Defeated Germany was still, more or less, in one piece in 1918, apart from the Danzig corridor and bits of Silesia ceded to Poland and the Sudetenland to Czechoslovakia. Germany throughout the war had - apart from the sudden incursion of the Russians into East Prussia in 1914, whence they had promptly been despatched after their defeats at Tannenberg and the Masurian Lakes - never had its territories invaded and occupied by foreign armies, had not had its industrial regions reduced to ruins and had a population that, despite the hunger caused by the Royal Navy blockade that continued from the armistice of November 1918 until the signing of the Versailles Treaty the following year, was still growing and rapidly outnumbering that of France, proud claims of French fecundity notwithstanding.

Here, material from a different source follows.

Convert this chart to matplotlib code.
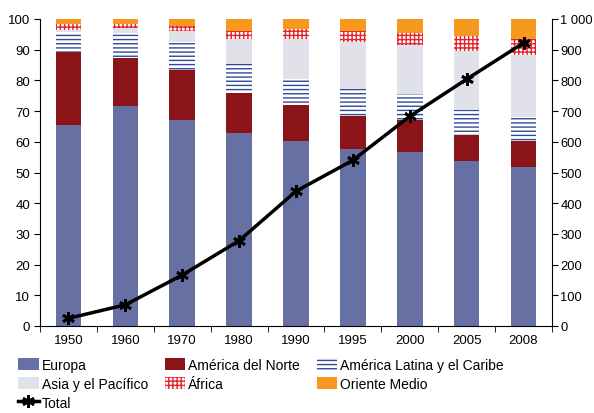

True, British policy for 300 years or more had been to prevent the existence of a European hegemon: the threat usually came from France. So the UK did an about face in 1914 and allied itself with France in a struggle against the potential "threat" of German domination of Europe. But is that not what has, in the end, eventually happened? Germany has at last found its "place in the sun" that it had yearned for in the first flush of its successes during the last quarter of the 19th century; Gemany's place in the sun has, however, not turned out to be an overseas empire that would challenge those of the British and French: Germany is now boss of the European Union, a union that that self-styled emperor of the French, Buonaparte, would have been proud of.

In the meantime, along that route towards that German hegemony that we now witness, there have been two world wars fought to prevent its occurence; there has been the destruction of most of old Europe, the loss of millions of lives, the collapse of empires and the rise of Bolshevism and its counterpoint, Fascism, Stalinism and subsequent wars both hot and cold.

When British Foreign Minister Sir Edward Grey supposedly said on the eve of the outbreak of World War I, apparently as he watched lamplighters lighting the gas lamps in the street below his Westminster Foreign Office window: "The lamps are going out all over Europe; we shall not see them lit gain in our lifetime" he could certainly have added that he had been one the parties that had helped put them out.

Sir Edward had by that time realised that he had failed to clearly communicate to Germany that a breach of the treaty not merely to respect but to protect the neutrality of Belgium - of which both Britain and Germany were signatories - would cause Britain to declare war against Germany. When he finally did make such communication, German forces were already massed at the Belgian border and the German High Command convinced the Kaiser that it was too late to change the plan of attack.

So the United Kingdom declared war on the German Empire because of "a scrap of paper" as the German Chancellor Bethmann-Hollweg had labelled the broken treaty.

As regards Sir Edward Grey's speech to parliament concerning the necessity for a declaration of war against the German Empire, in 1915 Bethmann-Hollweg described to an American newspaper journalist his final meeting in Berlin on August 4th 1918 with the departing British Ambassador, Sir Edward Goschen: "The day before my conversation with the British Ambassador, Sir Edward Grey had delivered his well-known speech in Parliament, wherein, while he did not state expressly that England would take part in the war, he left the matter in little doubt. One needs only to read this speech through carefully to learn the reason of England's intervention in the war. Amid all his beautiful phrases about England's honour and England's obligations we find it over and over again expressed that England's interests - its own interests - called for participation in war, for it was not in England's interests that a victorious, and therefore stronger, Germany should emerge from the war...England drew the sword only because she believed her own interests demanded it. Just for Belgian neutrality she would never have entered the war. That is what I meant when I told Sir E. Goschen, in that last interview when we sat down to talk the matter over privately man to man, that among the reasons which had impelled England into war the Belgian neutrality treaty had for her only the value of a scrap of paper."

So "England" went to war over a point of principle? John Keegan, in his book The First World War (published on the 80th anniversary of the outbreak of WWI), concluded: "...principle...scarcely merited the price eventually paid for its protection." One could, for sure, retort to Keegan's opinion concerning principles: What do principles represent if they are not worth fighting for? However, the "fight" in question involved the deaths of millions.

And I still say that the real reason why the UK declared war on Germany was to protect British economic interests: a German Weltmacht supported by a powerful fleet and German domination of Europe were definitely not in the best economic interests of the United Kingdom and the British Empire.

As they say: It's the economy, stupid!

And as Groucho Marx once said: These are my principles: if you don't like them, I have others!



__________________
"Die Lust der Zerstörung ist gleichzeitig eine schaffende Lust."

(The lust for destruction is at the same time a creative lust.- Mikhail Bukhanin.)

Last edited by moscowexile; 04-21-08 at 02:34 AM.